**TASK INSTRUCTIONS**:
The entries below are to be transcribed in full, without their images.

**SUPPLIED DATA**:
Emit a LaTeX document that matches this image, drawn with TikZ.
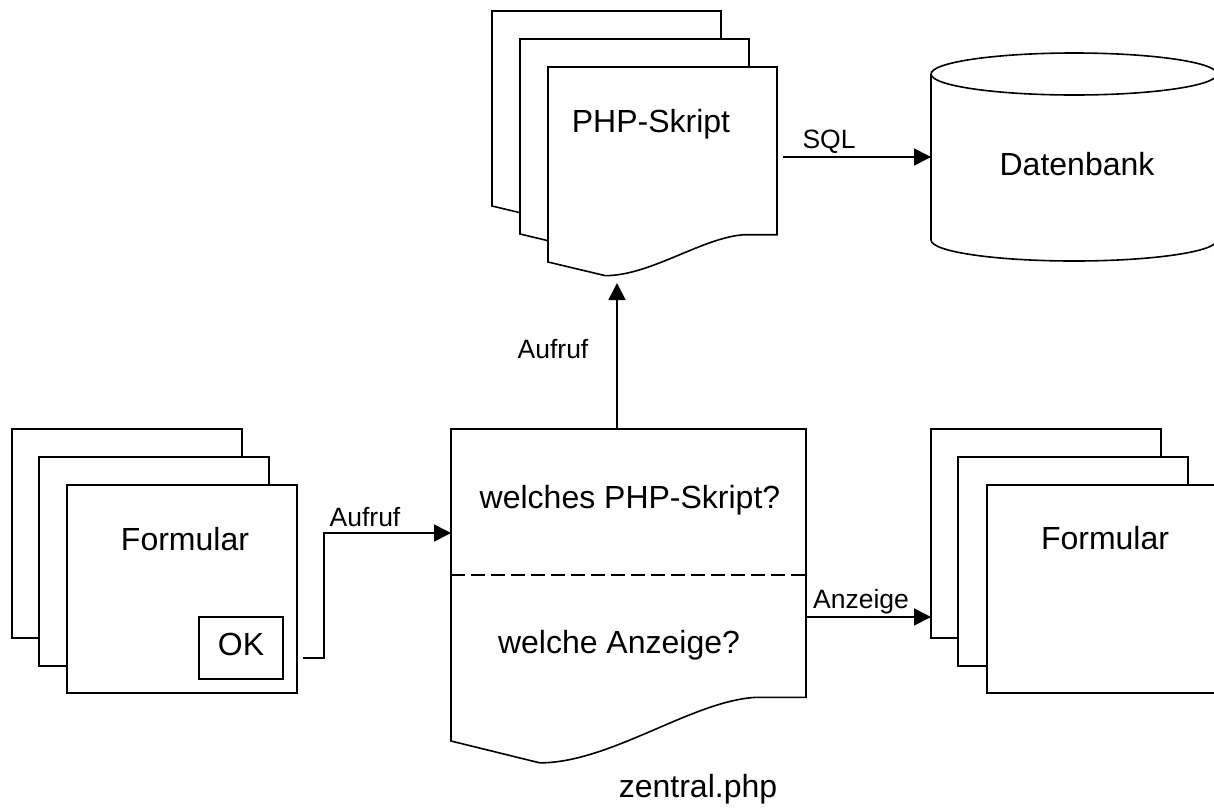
\documentclass[tikz,border=0pt]{standalone}
\usepackage{fontspec}
\setmainfont{Liberation Sans}
\usetikzlibrary{arrows.meta}
\tikzset{
  shp/.style={draw=black, fill=white, line width=1.6pt, line join=miter},
  conn/.style={draw=black, line width=1.6pt},
  arr/.style={conn, -{Triangle[length=17pt,width=17pt]}},
  big/.style={font=\fontsize{32}{38}\selectfont, inner sep=0pt, anchor=base},
  small/.style={font=\fontsize{26.5}{32}\selectfont, inner sep=0pt, anchor=base},
}
\newcommand\docshape[4]{%
  \draw[shp] (#1,#2) -- ({#1+#3},#2) -- ({#1+#3},{#2+0.86*#4})
    -- ({#1+0.86*#3},{#2+0.86*#4})
    .. controls ({#1+0.68*#3},{#2+0.87*#4}) and ({#1+0.45*#3},{#2+1.07*#4}) ..
    ({#1+0.25*#3},{#2+1.07*#4}) -- (#1,{#2+#4}) -- cycle;}
\begin{document}
\begin{tikzpicture}[x=1pt,y=-1pt]
\useasboundingbox (0,0) rectangle (1214,807);
\fill[white] (0,0) rectangle (1214,807);

% PHP-Skript stack
\docshape{492}{11}{229}{195}
\docshape{520}{39}{229}{195}
\docshape{548}{67}{229}{195}
\node[big] (php) at (651,132) {PHP-Skript};

% Datenbank cylinder
\draw[shp] (931,74) -- (931,240) arc[start angle=180, end angle=0, x radius=143, y radius=21] -- (1217,74);
\draw[shp] (1074,74) ellipse [x radius=143, y radius=21];
\node[big] (db) at (1077,175) {Datenbank};

% left Formular stack
\draw[shp] (12,429) rectangle (242,638);
\draw[shp] (39,457) rectangle (269,666);
\draw[shp] (67,485) rectangle (297,693);
\node[big] (f1) at (185,550) {Formular};
\draw[shp] (199,617) rectangle (283,679);
\node[big] (ok) at (241,655) {OK};

% right Formular stack
\draw[shp] (931,429) rectangle (1161,638);
\draw[shp] (958,457) rectangle (1188,666);
\draw[shp] (987,485) rectangle (1217,693);
\node[big] (f2) at (1105,549) {Formular};

% zentral document
\docshape{451}{429}{355}{312}
\draw[conn, dash pattern=on 14pt off 6pt] (451,575) -- (806,575);
\node[big] (q1) at (630,508) {welches PHP-Skript?};
\node[big] (q2) at (619,653) {welche Anzeige?};
\node[big] (zp) at (698,797) {zentral.php};

% connector coordinates
\coordinate (sqlS) at (783,157);
\coordinate (dbL) at (931,157);
\coordinate (zTop) at (617,429);
\coordinate (phpB) at (617,283);
\coordinate (okOut) at (303,658);
\coordinate (zL) at (451,533);
\coordinate (zR) at (806,617);
\coordinate (f2L) at (931,617);

\draw[arr] (sqlS) -- (dbL);
\node[small] (lsql) at (829,148) {SQL};
\draw[arr] (zTop) -- (phpB);
\node[small] (la1) at (553,358) {Aufruf};
\draw[arr] (okOut) -- ++(21,0) |- (zL);
\node[small] (la2) at (365,526) {Aufruf};
\draw[arr] (zR) -- (f2L);
\node[small] (lanz) at (861,608) {Anzeige};
\end{tikzpicture}
\end{document}
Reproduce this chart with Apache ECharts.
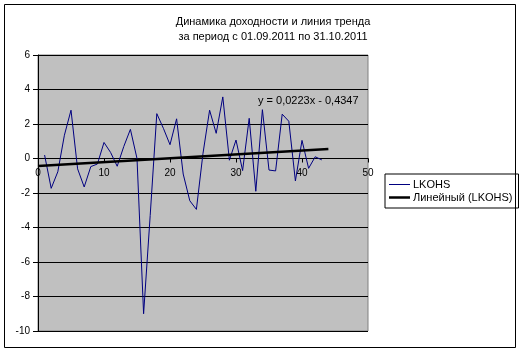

**RESPONSE TO THIS TASK**:
Emit a LaTeX document that matches this image, drawn with TikZ.
\documentclass[tikz,border=0pt]{standalone}
\usepackage{fontspec}
\setmainfont{Liberation Sans}
\usetikzlibrary{arrows.meta}
\tikzset{
  shp/.style={draw=black, fill=white, line width=1.6pt, line join=miter},
  conn/.style={draw=black, line width=1.6pt},
  arr/.style={conn, -{Triangle[length=17pt,width=17pt]}},
  big/.style={font=\fontsize{32}{38}\selectfont, inner sep=0pt, anchor=base},
  small/.style={font=\fontsize{26.5}{32}\selectfont, inner sep=0pt, anchor=base},
}
\newcommand\docshape[4]{%
  \draw[shp] (#1,#2) -- ({#1+#3},#2) -- ({#1+#3},{#2+0.86*#4})
    -- ({#1+0.86*#3},{#2+0.86*#4})
    .. controls ({#1+0.68*#3},{#2+0.87*#4}) and ({#1+0.45*#3},{#2+1.07*#4}) ..
    ({#1+0.25*#3},{#2+1.07*#4}) -- (#1,{#2+#4}) -- cycle;}
\begin{document}
\begin{tikzpicture}[x=1pt,y=-1pt]
\useasboundingbox (0,0) rectangle (1214,807);
\fill[white] (0,0) rectangle (1214,807);

% PHP-Skript stack
\docshape{492}{11}{229}{195}
\docshape{520}{39}{229}{195}
\docshape{548}{67}{229}{195}
\node[big] (php) at (651,132) {PHP-Skript};

% Datenbank cylinder
\draw[shp] (931,74) -- (931,240) arc[start angle=180, end angle=0, x radius=143, y radius=21] -- (1217,74);
\draw[shp] (1074,74) ellipse [x radius=143, y radius=21];
\node[big] (db) at (1077,175) {Datenbank};

% left Formular stack
\draw[shp] (12,429) rectangle (242,638);
\draw[shp] (39,457) rectangle (269,666);
\draw[shp] (67,485) rectangle (297,693);
\node[big] (f1) at (185,550) {Formular};
\draw[shp] (199,617) rectangle (283,679);
\node[big] (ok) at (241,655) {OK};

% right Formular stack
\draw[shp] (931,429) rectangle (1161,638);
\draw[shp] (958,457) rectangle (1188,666);
\draw[shp] (987,485) rectangle (1217,693);
\node[big] (f2) at (1105,549) {Formular};

% zentral document
\docshape{451}{429}{355}{312}
\draw[conn, dash pattern=on 14pt off 6pt] (451,575) -- (806,575);
\node[big] (q1) at (630,508) {welches PHP-Skript?};
\node[big] (q2) at (619,653) {welche Anzeige?};
\node[big] (zp) at (698,797) {zentral.php};

% connector coordinates
\coordinate (sqlS) at (783,157);
\coordinate (dbL) at (931,157);
\coordinate (zTop) at (617,429);
\coordinate (phpB) at (617,283);
\coordinate (okOut) at (303,658);
\coordinate (zL) at (451,533);
\coordinate (zR) at (806,617);
\coordinate (f2L) at (931,617);

\draw[arr] (sqlS) -- (dbL);
\node[small] (lsql) at (829,148) {SQL};
\draw[arr] (zTop) -- (phpB);
\node[small] (la1) at (553,358) {Aufruf};
\draw[arr] (okOut) -- ++(21,0) |- (zL);
\node[small] (la2) at (365,526) {Aufruf};
\draw[arr] (zR) -- (f2L);
\node[small] (lanz) at (861,608) {Anzeige};
\end{tikzpicture}
\end{document}
Reproduce this chart with Apache ECharts.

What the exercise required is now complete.